The spirit of collectivist sacrifice, overcoming disasters and the nostalgia for one’s homeland in Wandering Earth is not ‘unique to Chinese culture’, as some critics have said. As early as the 1930s, some American astronomers proposed a similar idea of ‘Wandering Earth’. Science fiction literature and films in Europe and the United States are also often coloured by collectivism.
The reason why science fiction literature can resonate with different cultures and classes in the world and build a bridge between the East and the West lies in the fact that in science fiction literature, the earth can be turned into a spaceship flying into the universe, and human beings exist as a whole. This is also the spiritual essence of science fiction.
A Lai: About three million years ago, humans began making stone tools, and with writing, history began to accelerate. Humans began to think about where they were really going, about the possibilities for the evolution of human beings, of human nature, and of human social organisation.
Therefore, we can always see in science fiction literature and science fiction films that many people of different races are united because they have a common home called the Earth. In the science fiction world, whenever mankind faces the vast universe, it does not matter whether it is East or West. It is more important that we are a community of destiny and that we share a common attribute as human beings on Earth, and this is why science fiction resonates with readers around the world.
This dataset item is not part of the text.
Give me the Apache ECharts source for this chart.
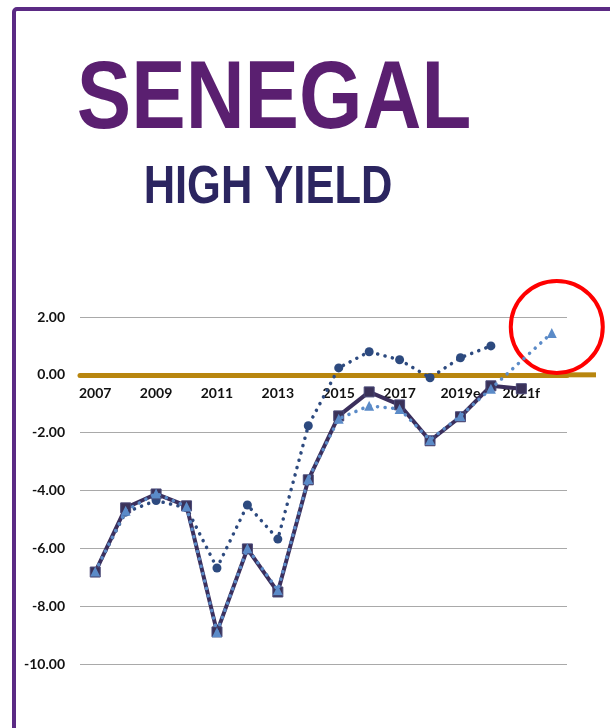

We know that the sun will go out one day and the earth will be swallowed up by the sun before it goes out. If mankind needs an everlasting future, it needs to explore the infinite possibilities by combining science and literature, so science fiction literature is a very important direction of development in the history of human literature. Today’s science fiction literature is on the rise because mankind needs an unlimited future.